James stayed with Jess until Tammy arrived, but he had to leave almost immediately. Since Jess had been feeling bad for a while, and there was almost no food in the house, so Tammy decided a shopping trip was in order. She made a careful list so that she wouldn’t have to be gone longer than necessary. The grocery store was close, and she made great time, getting the groceries in fifteen minutes.
After digging around in her purse at the checkout stand, Tammy realized she’d left her wallet on the table… back in her apartment.
Everything was already checked out and there was a line behind her, so she was absolutely mortified as she apologized to the cashier and explained the situation. The cashier began to clear the order, but the gentleman behind Tammy spoke up. He looked at the total, handed the cashier his credit card with the bread and soda he was holding, and told her to add Tammy’s groceries — over $100 worth — to his tiny purchase.
When everything was checked through, the man pulled his soda and bread from the cart and walked away. Tammy snapped out of her shock and asked for his name and address to pay him back. He told her not to worry, he could tell she wasn’t having a good day, and he was glad to help. He just kept walking.

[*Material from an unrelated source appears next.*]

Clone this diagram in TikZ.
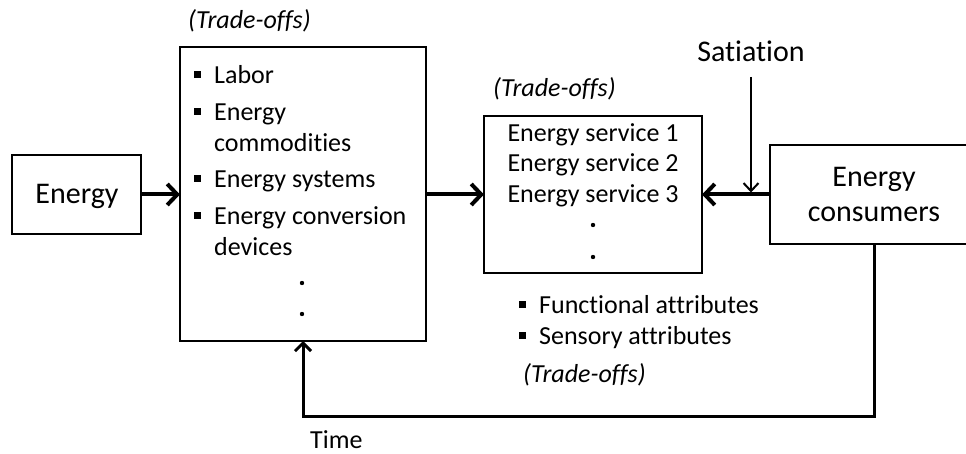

Tammy couldn’t catch him, so she just went back to take care of Jess.
A couple of weeks later when Jess was better Tammy remembered her grocery store savior. The only thing she knew about him was where he got groceries, so every chance she got, she took the one-hour drive back out to the store. She worked on her laptop in a cafe nearby and watched for him. It took a week and a half of “staking out” the grocery store before she saw him again.
She stopped him as he was coming out of the store, and asked if she could buy him dinner to repay his favor. She told me she wasn’t sure which was nicer: being able to repay his favor, or the surprise on his face at seeing her again!